::: Source data :::

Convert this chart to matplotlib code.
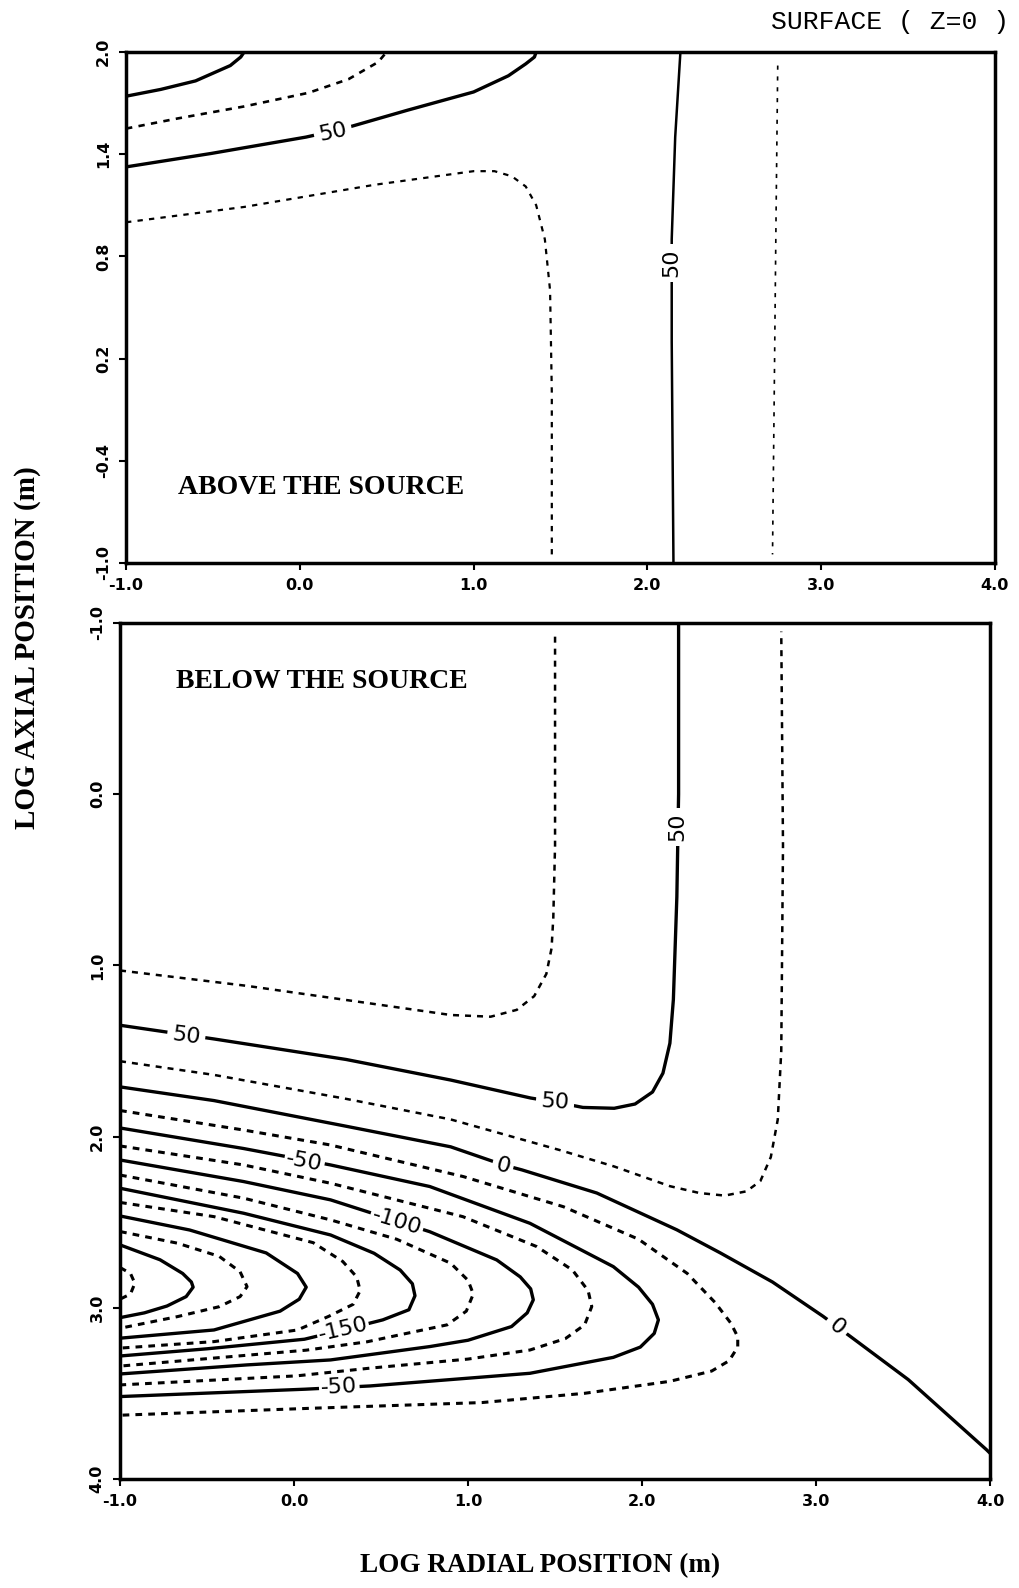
import matplotlib
matplotlib.use("Agg")
import matplotlib.pyplot as plt

# ---- axes / ticks ----
x_ticks = [-1.0, 0.0, 1.0, 2.0, 3.0, 4.0]
x_tick_labels = ["-1.0", "0.0", "1.0", "2.0", "3.0", "4.0"]
top_y_ticks = [-1.0, -0.4, 0.2, 0.8, 1.4, 2.0]
top_y_tick_labels = ["-1.0", "-0.4", "0.2", "0.8", "1.4", "2.0"]
bot_y_ticks = [-1.0, 0.0, 1.0, 2.0, 3.0, 4.0]
bot_y_tick_labels = ["-1.0", "0.0", "1.0", "2.0", "3.0", "4.0"]

# ---- top panel contours ----
ta_x = [-1.0, -0.8, -0.6, -0.4, -0.34, -0.32]
ta_y = [1.74, 1.78, 1.83, 1.92, 1.97, 2.0]
tb_x = [-1.0, -0.70, -0.32, 0.05, 0.28, 0.45, 0.50]
tb_y = [1.55, 1.61, 1.68, 1.76, 1.84, 1.94, 2.0]
tc_x = [-1.0, -0.51, 0.035, 0.19, 0.30, 0.62, 1.0, 1.20, 1.30, 1.35, 1.36]
tc_y = [1.325, 1.404, 1.50, 1.535, 1.564, 1.658, 1.765, 1.86, 1.93, 1.97, 2.0]
td_x = [-1.0, -0.32, 0.43, 1.0, 1.12, 1.22, 1.30, 1.36, 1.41, 1.44, 1.45, 1.45]
td_y = [1.0, 1.09, 1.22, 1.30, 1.30, 1.27, 1.21, 1.10, 0.90, 0.60, 0.0, -0.95]
te_x = [2.19, 2.16, 2.14, 2.14, 2.15]
te_y = [2.0, 1.5, 0.9, 0.3, -1.0]
tf_x = [2.75, 2.74, 2.73, 2.72]
tf_y = [1.92, 1.0, 0.0, -0.95]

# ---- bottom panel contours ----
d1_x = [-1.0, -0.27, 0.49, 0.90, 1.13, 1.28, 1.38, 1.45, 1.48, 1.49, 1.50, 1.50]
d1_y = [1.03, 1.12, 1.23, 1.29, 1.30, 1.26, 1.18, 1.05, 0.90, 0.72, 0.3, -0.95]
s50_x = [-1.0, -0.46, 0.30, 0.90, 1.36, 1.51, 1.66, 1.84, 1.96, 2.06, 2.12, 2.16, 2.18, 2.20, 2.21, 2.21]
s50_y = [1.35, 1.43, 1.55, 1.67, 1.775, 1.80, 1.83, 1.835, 1.81, 1.74, 1.63, 1.455, 1.2, 0.6, 0.0, -1.0]
c25_x = [-1.0, -0.46, 0.30, 0.90, 1.53, 1.84, 2.16, 2.33, 2.475, 2.60, 2.68, 2.74, 2.78, 2.80, 2.81, 2.80]
c25_y = [1.56, 1.64, 1.78, 1.90, 2.08, 2.175, 2.29, 2.33, 2.345, 2.32, 2.26, 2.12, 1.90, 1.5, 0.3, -0.95]
c0_x = [-1.0, -0.46, 0.30, 0.90, 1.2, 1.31, 1.74, 2.2, 2.45, 2.75, 3.04, 3.2, 3.53, 3.98, 4.0]
c0_y = [1.71, 1.79, 1.94, 2.06, 2.165, 2.195, 2.33, 2.545, 2.68, 2.85, 3.05, 3.17, 3.42, 3.83, 3.85]
cm25_x = [-1.0, -0.29, 0.207, 0.973, 1.548, 1.98, 2.26, 2.42, 2.51, 2.55, 2.55, 2.50, 2.40, 2.16, 1.67, 1.08, 0.11, -1.0]
cm25_y = [1.848, 1.962, 2.049, 2.234, 2.41, 2.60, 2.80, 2.97, 3.09, 3.17, 3.23, 3.31, 3.37, 3.43, 3.50, 3.554, 3.587, 3.628]
cm50_x = [-1.0, -0.29, 0.21, 0.78, 1.356, 1.835, 1.98, 2.06, 2.094, 2.07, 1.99, 1.835, 1.356, 0.437, 0.063, -1.0]
cm50_y = [1.95, 2.07, 2.166, 2.292, 2.507, 2.76, 2.88, 2.98, 3.071, 3.15, 3.23, 3.29, 3.383, 3.457, 3.476, 3.519]
cm75_x = [-1.0, -0.29, 0.21, 0.97, 1.395, 1.60, 1.69, 1.711, 1.67, 1.56, 1.356, 1.0, 0.437, 0.015, -1.0]
cm75_y = [2.055, 2.166, 2.273, 2.468, 2.643, 2.78, 2.90, 2.993, 3.10, 3.18, 3.247, 3.30, 3.353, 3.398, 3.451]
cm100_x = [-1.0, -0.29, 0.21, 0.78, 1.165, 1.30, 1.36, 1.375, 1.34, 1.25, 1.0, 0.78, 0.21, -0.27, -1.0]
cm100_y = [2.137, 2.263, 2.37, 2.556, 2.721, 2.82, 2.89, 2.954, 3.03, 3.11, 3.19, 3.227, 3.305, 3.334, 3.387]
cm125_x = [-1.0, -0.29, 0.21, 0.59, 0.90, 1.00, 1.03, 0.99, 0.88, 0.60, 0.42, 0.07, -1.0]
cm125_y = [2.225, 2.36, 2.487, 2.60, 2.74, 2.84, 2.92, 3.02, 3.10, 3.16, 3.199, 3.248, 3.341]
cm150_x = [-1.0, -0.29, 0.21, 0.46, 0.61, 0.68, 0.695, 0.66, 0.51, 0.28, 0.06, -0.5, -1.0]
cm150_y = [2.302, 2.448, 2.575, 2.682, 2.78, 2.86, 2.93, 3.012, 3.071, 3.13, 3.184, 3.24, 3.282]
cm175_x = [-1.0, -0.46, 0.11, 0.28, 0.36, 0.38, 0.34, 0.20, 0.02, -0.46, -1.0]
cm175_y = [2.385, 2.468, 2.62, 2.73, 2.82, 2.90, 2.98, 3.05, 3.13, 3.198, 3.236]
cm200_x = [-1.0, -0.60, -0.16, 0.02, 0.07, 0.03, -0.08, -0.46, -1.0]
cm200_y = [2.464, 2.546, 2.68, 2.80, 2.88, 2.95, 3.02, 3.13, 3.178]
cm225_x = [-1.0, -0.67, -0.43, -0.31, -0.27, -0.31, -0.43, -0.67, -1.0]
cm225_y = [2.555, 2.623, 2.70, 2.79, 2.877, 2.935, 2.994, 3.052, 3.12]
cm250_x = [-1.0, -0.77, -0.64, -0.59, -0.58, -0.62, -0.73, -0.86, -1.0]
cm250_y = [2.633, 2.72, 2.80, 2.85, 2.88, 2.935, 2.99, 3.03, 3.058]
cm275_x = [-1.0, -0.94, -0.915, -0.94, -1.0]
cm275_y = [2.765, 2.80, 2.857, 2.92, 2.95]

solid_kw = dict(color="black", lw=2.4, solid_capstyle="round", solid_joinstyle="round", zorder=2)
dash_kw = dict(color="black", lw=2.2, linestyle=(0, (2.2, 2.0)), zorder=2)
thin_dot_kw = dict(color="black", lw=1.2, linestyle=(0, (2.5, 4.0)), zorder=2)


def clabel(ax, x, y, s, rot, pad=2.5):
    ax.text(x, y, s, rotation=rot, ha="center", va="center", fontsize=16,
            rotation_mode="anchor", zorder=5,
            bbox=dict(facecolor="white", edgecolor="none", pad=pad))


def style_axes(ax, yt, ytl):
    ax.set_xlim(-1, 4)
    ax.set_xticks(x_ticks)
    ax.set_xticklabels(x_tick_labels, fontsize=11.5, fontweight="bold")
    ax.set_yticks(yt)
    ax.set_yticklabels(ytl, fontsize=11.5, fontweight="bold", rotation=90, va="center")
    ax.tick_params(direction="out", length=5, width=1.5, pad=6)
    for sp in ax.spines.values():
        sp.set_linewidth(2.5)
        sp.set_zorder(6)


fig = plt.figure(figsize=(10.19, 15.88), dpi=100)

# top panel: above the source
ax1 = fig.add_axes([0.1237, 0.6455, 0.8527, 0.3218])
ax1.plot(ta_x, ta_y, **solid_kw)
ax1.plot(tb_x, tb_y, color="black", lw=1.9, linestyle=(0, (2.4, 2.4)), zorder=2)
ax1.plot(tc_x, tc_y, **solid_kw)
ax1.plot(td_x, td_y, color="black", lw=1.6, linestyle=(0, (2.4, 2.8)), zorder=2)
ax1.plot(te_x, te_y, color="black", lw=1.8, zorder=2)
ax1.plot(tf_x, tf_y, **thin_dot_kw)
clabel(ax1, 0.19, 1.53, "50", 12, pad=3.5)
clabel(ax1, 2.14, 0.76, "50", 90, pad=3.5)
ax1.set_ylim(-1, 2)
style_axes(ax1, top_y_ticks, top_y_tick_labels)
ax1.text(0.12, -0.56, "ABOVE THE SOURCE", fontsize=20, fontweight="bold",
         family="Liberation Serif", ha="center", va="center")

# bottom panel: below the source
ax2 = fig.add_axes([0.1178, 0.0687, 0.8538, 0.5390])
ax2.plot(d1_x, d1_y, color="black", lw=1.8, linestyle=(0, (2.4, 2.4)), zorder=2)
ax2.plot(s50_x, s50_y, **solid_kw)
ax2.plot(c25_x, c25_y, color="black", lw=1.8, linestyle=(0, (2.4, 2.4)), zorder=2)
ax2.plot(c0_x, c0_y, **solid_kw)
for cx, cy, solid in [(cm25_x, cm25_y, False), (cm50_x, cm50_y, True),
                      (cm75_x, cm75_y, False), (cm100_x, cm100_y, True),
                      (cm125_x, cm125_y, False), (cm150_x, cm150_y, True),
                      (cm175_x, cm175_y, False), (cm200_x, cm200_y, True),
                      (cm225_x, cm225_y, False), (cm250_x, cm250_y, True),
                      (cm275_x, cm275_y, False)]:
    ax2.plot(cx, cy, **(solid_kw if solid else dash_kw))

clabel(ax2, -0.62, 1.415, "50", -8, pad=3.5)
clabel(ax2, 1.50, 1.80, "50", -4, pad=3.5)
clabel(ax2, 2.20, 0.19, "50", 90, pad=3.5)
clabel(ax2, 1.20, 2.17, "0", -15)
clabel(ax2, 3.12, 3.11, "0", -40, pad=3.5)
clabel(ax2, 0.06, 2.145, "-50", -11, pad=1.5)
clabel(ax2, 0.59, 2.50, "-100", -17, pad=1.5)
clabel(ax2, 0.28, 3.125, "-150", 13, pad=0.8)
clabel(ax2, 0.26, 3.465, "-50", 3, pad=1.5)

ax2.set_ylim(4, -1)
style_axes(ax2, bot_y_ticks, bot_y_tick_labels)
ax2.text(0.16, -0.66, "BELOW THE SOURCE", fontsize=20, fontweight="bold",
         family="Liberation Serif", ha="center", va="center")

fig.text(0.99, 0.986, "SURFACE ( Z=0 )", fontsize=19, family="Liberation Mono",
         ha="right", va="center")
fig.text(0.53, 0.014, "LOG RADIAL POSITION (m)", fontsize=19.5, fontweight="bold",
         family="Liberation Serif", ha="center", va="center")
fig.text(0.027, 0.592, "LOG AXIAL POSITION (m)", fontsize=21, fontweight="bold",
         family="Liberation Serif", ha="center", va="center", rotation=90)

fig.savefig("out.png", dpi=100)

:::

### Objective
Set out every line from the material that contains the string "matplotlib".

### The completed task
Convert this chart to matplotlib code.
import matplotlib
matplotlib.use("Agg")
import matplotlib.pyplot as plt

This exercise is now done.